Spanish cartoonist (1916–1975)

Carlos Conti Alcántara (Barcelona, Spain 28 August 1916 – 15 September 1975) was a Spanish cartoonist. He created characters such as El loco Carioco (Carioco the crazy), a kind crazy man who lives in a lunatic asylum.

== Biography ==
In the 1930s, he worked as an insurance agent which was interrupted by the Spanish Civil War, during which fought in the republican army. After the war, he collaborated as illustrator for several magazines, among them the then just appeared Hola. In 1949, he began to publish in the Pulgarcito magazine the series that would give him his major celebrity, El loco Carioco. Other characters born in these years were Mi tío Magdaleno (1951), Apolino Tarúguez, hombre de negocios (Apolino Tarúguez, businessman, the misadventures of a tyrannical boss and his two employees) and La vida adormilada de Morfeo Pérez (the sleepy life of Morfeo Pérez) (1952).
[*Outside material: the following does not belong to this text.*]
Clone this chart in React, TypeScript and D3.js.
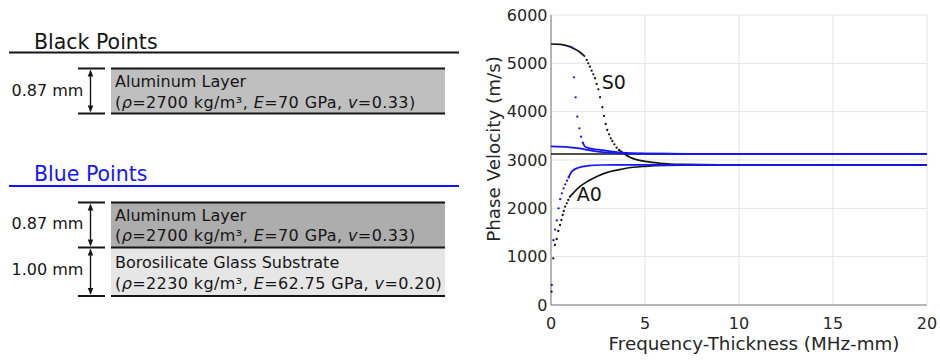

This last one was an unusual series in the Spanish comics of the time, since it put in scene the wild dreams of the mediocre protagonist, although the last panel of the page returned him inexorably back to his frustrating reality.

Besides his work as a comic strip creator, Conti specialized in the creation of graphical jokes for several magazines of the Bruguera Publishing house. In 1957, along with Peñarroya, Escobar, Cifré and Giner, also sketchers of the publishing house, he created an independent company that published the magazine Tío Vivo. Conti worked as artistic director. After the failure of Tío Vivo, he continued collaborating with Bruguera, with characters like Don Alirón y la ciencia ficción (Don Alirón and the science-fiction) (1969) and Doctor No y su ayudante Sí (Doctor No and his assistant Yes) (1970). He is the author of the first scripts for Superlópez, by Jan.

He also collaborated in ABC, Blanco y Negro, Leyendas infantiles, El Coyote, TBO and many other magazines.